Details from panel review   
Validity evidence based on relations to other variables has been provided for the data collected with the E2DPI by comparing the scores between students with little instruction (i.e., GCII students) on the topics of focus and students with deeper-level instruction (i.e., PC/BPC students). Students with more instruction should, in theory, perform better than students with less instruction on this concept inventory. The statistical analysis the authors’ used to compare the scores between the students in these courses was a two-tailed independent samples Mann-Whitney U test. The authors report U=5158.5 p<0.001,ղ2=0.078. These results suggest that there is a statistically significant difference between the two student groups with a small effect size.

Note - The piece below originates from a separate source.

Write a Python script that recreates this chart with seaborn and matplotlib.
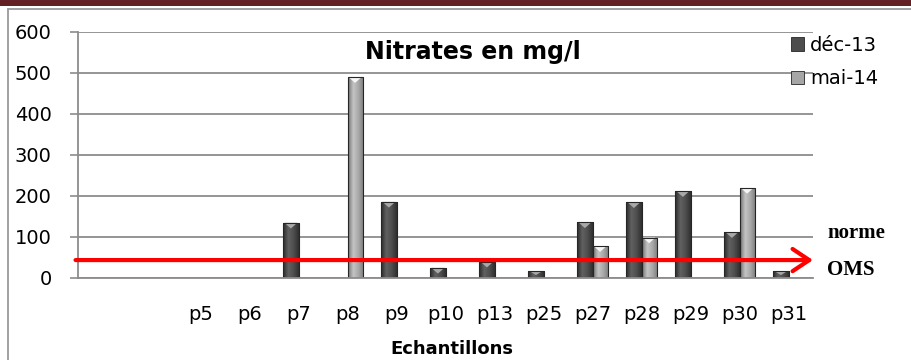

The authors presented evidence of single administration reliability by reporting coefficient alpha values for all three courses. The values were all above the commonly accepted threshold of 0.7 (GCII ɑ=0.73; PC/BPC ɑ=0.79; and PO-GCII ɑ=0.72). Additionally, Ferguson's delta was used to assess item discrimination. The values were all above the 0.9 threshold (GCII 𝛅=0.96; PO-GCII 𝛅=0.98; PC/BPC 𝛅=0.93). In each of these cases (coefficient alpha and Ferguson's delta), the authors suggested that these values should be “interpreted with caution” because “[t]he construction of items using student thinking as distracters can pose a threat to the underlying assumptions of these tests” [1].

Finally, normality of distribution for E2DPI scores was measured with the Kolmogorov-Smirnov test. The responses for GCII students were not normally distributed, rather rightly skewed indicating items were likely difficult for these students (K-S 0.122, df: 383, p<0.001). However, the responses for PO-GCII (K-S 0.069, df: 160, p<0.124) and PC/BPC (K-S 0.060, df: 53, p<0.200) were normally distributed.

References

[1] Abell, T.N. & Bretz, S.L. Development of the Enthalpy and Entropy in Dissolution and Precipitation Inventory. J. Chem. Educ. 96(9), 1804 - 1812.